Benny Avni

Benny Avni

Opinion

Obama betting his diplomatic legacy on Mideast magic

The morning after occupied Crimea “voted” to become part of Russia, President Obama was busy trying to appease Palestinian Authority President Mahmoud Abbas into continuing to negotiate peace.

Oh, Obama also announced new sanctions against Russia, a nation that the administration had seen as a key partner on other US priorities, from ending the Syrian war to halting Iran’s march to nuclear capabilities.

But the big show of the day involved Abbas, who came to the White House armed with new demands. Betting is he’ll get most of them.

That’s because the United States really really wants to negotiate the creation of a Palestinian state — and Abbas, well, not so much.

Obama and Secretary of State John Kerry keep going back to Palestinian-Israeli talks in hopes that success there will overshadow an otherwise dismal record of foreign-policy failures.

Problem is, Palestinians don’t really seem to want a state.

“More and more, the people say that they want freedom much more than they want a state,” a former Palestinian official told me recently after returning from Ramallah.

Whatever “freedom” means, creating a Palestinian state amid the give-and-take of negotiations doesn’t top the agenda of West Bankers.

Has it ever? For one reason or another, Palestine keeps not becoming a state: Not when Ottoman rule gave way to a British mandate in the aftermath of World War I. Not when Arabs rejected a 1947 UN plan to partition Palestine to two states, Jewish and Arab.

And not in the 1990s, when Yasser Arafat negotiated statehood under then-president Bill Clinton. And not when Israel’s then-Prime Minister Ehud Olmert presented Abbas with a plan for creating a Palestinian state over 95 percent of the West Bank in 2009.

Nor would Abbas negotiate a year later with the current Israeli prime minister, Benjamin Netanyahu even after Bibi, under Obama’s pressure, froze the construction of new settlements in disputed territory for 10 months.

All these events continue to be studied, debated, explained away and picked apart. The one consistent fact is: no Palestinian state. Is there a pattern here?

Nonetheless, with Abbas at his side, Obama said Monday, “I remain convinced that there is an opportunity” to achieve security for Israel and to “ensure that the Palestinians will have a sovereign state in which they can achieve the aspirations that they held for so long.”

Abbas, now closing in on 10 years into his four-year presidential term, has no street cred. He can’t make the bold decisions needed for creating a state through agreements with Israel. Before he left for Washington, his legislative body met in Ramallah to urge him to pull out of the US-led talks — or at least present new demands as his price for extending them.

Extending them? Kerry last year set a nine-month deadline to resolve the Palestinian-Israeli dispute — and it expires next month. Now the administration’s reduced to hoping the Palestinians agree to extend talks until year’s end. Abbas’ reported demands: a complete freeze in Israeli settlements; the release of several “heavies” from Israeli jails (where they’re in for spectacular murders), and an end to this “nonsense” about Israel being a Jewish state.

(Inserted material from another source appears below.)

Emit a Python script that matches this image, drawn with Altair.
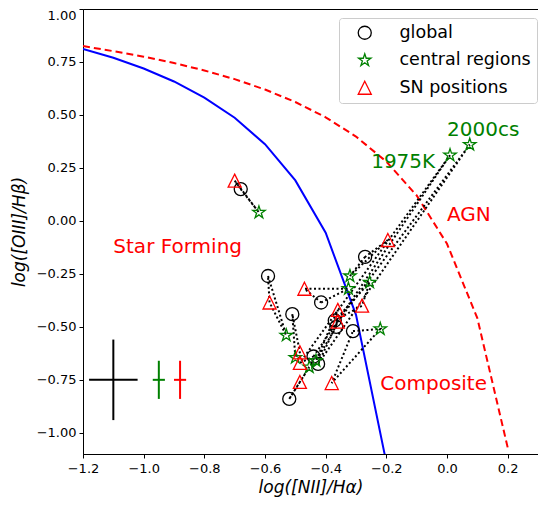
import altair as alt
import pandas as pd

# --- demarcation curves ---
kauff_x = [-1.2, -1.1, -1.0, -0.9, -0.8, -0.7, -0.6, -0.5, -0.4, -0.3, -0.2]
kauff_y = [0.812, 0.770, 0.719, 0.658, 0.582, 0.487, 0.362, 0.191, -0.056, -0.443, -1.140]
kewley_x = [-1.2, -1.1, -1.0, -0.9, -0.8, -0.7, -0.6, -0.5, -0.4, -0.3, -0.2, -0.1, 0.0, 0.1, 0.2]
kewley_y = [0.825, 0.801, 0.775, 0.745, 0.710, 0.669, 0.620, 0.561, 0.489, 0.398, 0.280, 0.120, -0.108, -0.459, -1.069]

# --- measurements ---
glob_x = [-0.68, -0.59, -0.27, -0.415, -0.37, -0.365, -0.51, -0.31, -0.44, -0.425, -0.52]
glob_y = [0.15, -0.26, -0.17, -0.385, -0.47, -0.50, -0.44, -0.52, -0.64, -0.675, -0.84]
cen_x = [-0.62, 0.01, 0.075, -0.32, -0.255, -0.325, -0.22, -0.53, -0.50, -0.432, -0.454]
cen_y = [0.04, 0.31, 0.36, -0.26, -0.29, -0.32, -0.51, -0.54, -0.645, -0.66, -0.69]
sn_x = [-0.70, -0.195, -0.47, -0.585, -0.28, -0.36, -0.36, -0.485, -0.485, -0.485, -0.38]
sn_y = [0.19, -0.09, -0.32, -0.385, -0.40, -0.42, -0.475, -0.62, -0.67, -0.76, -0.765]

# galaxy membership: (global index, central index, SN index)
galaxies = [(0, 0, 0), (1, 7, 3), (6, 8, 7), (7, 6, 10), (10, 10, 9), (2, 3, 1),
            (3, 5, 2), (4, 4, 4), (5, 9, 5), (8, 1, 8), (9, 2, 6)]

# error bars
err_x = [-1.1, -0.95, -0.88]
err_y = [-0.75, -0.75, -0.75]
err_dx = [0.08, 0.02, 0.02]
err_dy = [0.19, 0.09, 0.09]
err_col = ["black", "green", "red"]

STAR = ("M0,-1L0.2245,-0.309L0.9511,-0.309L0.3633,0.118L0.5878,0.809L0,0.382"
        "L-0.5878,0.809L-0.3633,0.118L-0.9511,-0.309L-0.2245,-0.309Z")
TRI = "M0,-1L1,1L-1,1Z"

series_names = ["global", "central regions", "SN positions"]
series_colors = ["black", "green", "red"]
series_shapes = ["circle", STAR, TRI]

# labels
lab_text = ["Star Forming", "AGN", "Composite", "1975K", "2000cs"]
lab_x = [-1.1, 0.0, -0.22, -0.25, 0.0]
lab_y = [-0.15, 0.0, -0.80, 0.25, 0.40]
lab_col = ["red", "red", "red", "green", "green"]

# ---- build tables ----
pts = pd.concat([
    pd.DataFrame({"x": glob_x, "y": glob_y, "series": "global"}),
    pd.DataFrame({"x": cen_x, "y": cen_y, "series": "central regions"}),
    pd.DataFrame({"x": sn_x, "y": sn_y, "series": "SN positions"}),
], ignore_index=True)

rows = []
for g, (ci, si, ti) in enumerate(galaxies):
    verts = [(glob_x[ci], glob_y[ci]), (cen_x[si], cen_y[si]), (sn_x[ti], sn_y[ti]), (glob_x[ci], glob_y[ci])]
    for k, (xx, yy) in enumerate(verts):
        rows.append({"g": g, "o": k, "x": xx, "y": yy})
links = pd.DataFrame(rows)

kauff = pd.DataFrame({"x": kauff_x, "y": kauff_y, "o": range(len(kauff_x))})
kewley = pd.DataFrame({"x": kewley_x, "y": kewley_y, "o": range(len(kewley_x))})

erows = []
for xx, yy, dx, dy, c in zip(err_x, err_y, err_dx, err_dy, err_col):
    erows.append({"x": xx - dx, "x2": xx + dx, "y": yy, "y2": yy, "c": c})
    erows.append({"x": xx, "x2": xx, "y": yy - dy, "y2": yy + dy, "c": c})
errs = pd.DataFrame(erows)

labels = pd.DataFrame({"x": lab_x, "y": lab_y, "t": lab_text, "c": lab_col})

# ---- scales / axes ----
xs = alt.Scale(domain=[-1.2, 0.3], nice=False, zero=False)
ys = alt.Scale(domain=[-1.1, 1.0], nice=False, zero=False)
xax = alt.Axis(values=[-1.2, -1.0, -0.8, -0.6, -0.4, -0.2, 0.0, 0.2], orient="bottom",
               labelExpr="replace(format(datum.value, '.1f'), '-', '\u2212')",
               title="log([NII]/H\u03b1)", grid=False, labelPadding=4, titlePadding=4,
               labelFlush=False)
yax = alt.Axis(values=[-1.0, -0.75, -0.5, -0.25, 0.0, 0.25, 0.5, 0.75, 1.0], orient="left",
               labelExpr="replace(format(datum.value, '.2f'), '-', '\u2212')",
               title="log([OIII]/H\u03b2)", grid=False, labelPadding=3, titlePadding=8,
               labelFlush=True)

X = alt.X("x:Q", scale=xs, axis=xax)
Y = alt.Y("y:Q", scale=ys, axis=yax)

leg = alt.Legend(title=None, orient="none", legendX=256, legendY=9,
                 strokeColor="#cccccc", fillColor="white", cornerRadius=3,
                 padding=6, labelFontSize=17.5, labelFont="DejaVu Sans",
                 symbolSize=170, symbolStrokeWidth=1.3, rowPadding=8.5,
                 labelOffset=26, symbolOffset=11, labelColor="black")

points = alt.Chart(pts).mark_point(filled=False, strokeWidth=1.3, size=170, opacity=1).encode(
    x=X, y=Y,
    color=alt.Color("series:N", scale=alt.Scale(domain=series_names, range=series_colors), legend=leg),
    shape=alt.Shape("series:N", scale=alt.Scale(domain=series_names, range=series_shapes), legend=leg),
)

kauff_line = alt.Chart(kauff).mark_line(color="blue", strokeWidth=2, clip=True).encode(x=X, y=Y, order="o:Q")
kewley_line = alt.Chart(kewley).mark_line(color="red", strokeWidth=2, strokeDash=[7, 4], clip=True).encode(x=X, y=Y, order="o:Q")

link_lines = alt.Chart(links).mark_line(color="black", strokeWidth=2, strokeDash=[2, 2.5]).encode(
    x=X, y=Y, detail="g:N", order="o:Q")

err_rules = alt.Chart(errs).mark_rule(strokeWidth=2).encode(
    x=X, x2="x2:Q", y=Y, y2="y2:Q", stroke=alt.Stroke("c:N", scale=None))

texts = alt.Chart(labels).mark_text(align="left", baseline="alphabetic", fontSize=20, font="DejaVu Sans").encode(
    x=X, y=Y, text="t:N", fill=alt.Fill("c:N", scale=None))

chart = alt.layer(kauff_line, kewley_line, link_lines, err_rules, points, texts).properties(
    width=455, height=445,
    autosize=alt.AutoSizeParams(type="none"),
    padding={"left": 75, "top": 1, "right": 0, "bottom": 45},
).configure_axis(
    labelFont="DejaVu Sans", labelFontSize=13, labelColor="black",
    titleFont="DejaVu Sans", titleFontSize=17, titleFontStyle="italic", titleFontWeight="normal",
    titleColor="black", tickColor="black", domainColor="black", tickSize=4,
).configure_view(stroke="black", strokeWidth=1)

chart.save("out.html", embed_options={"renderer": "svg", "actions": False})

Netanyahu wants that last one so that a Palestinian state will have no further demands of Israel. But Abbas says no way, so now Kerry is reportedly inclined to drop “Jewish state” from a “framework agreement” he’s preparing so talks can continue.

But again: By and large the Palestinians oppose these talks to begin with. And with Israel blamed for every failure of Palestinian governance, aren’t Palestinian leaders better off forever struggling for a state than really having one?

This leaves Kerry and Obama doomed to haggle with Abbas over an ever-steeper price for his participation in a process meant to create a state for his people.

A forward-looking American leader of the progressive variety might instead join up with those on the Israeli left (like the group Blue White Future) who increasingly doubt that these negotiations can lead anywhere.

These groups would still evacuate settlements and withdraw from most of the West Bank (staying only where Israel deems it absolutely necessary for securing the country). But they’d do it unilaterally.

This would leave enough land for a viable independent state in which Palestinians can finally realize their people’s talents and potential. Or not: If they’d rather continue fighting the Jewish state than build Palestine, Israel’s security needs will be met as much as possible.

Obama and Kerry aren’t that creative. They hope that, where all their predecessors failed, their brand of diplomatic alchemy will create foreign-policy gold from Mideast straw.

Yes, that same alchemy has failed from Syria to Iran and Ukraine to the China Sea. But it has to work somewhere, doesn’t it?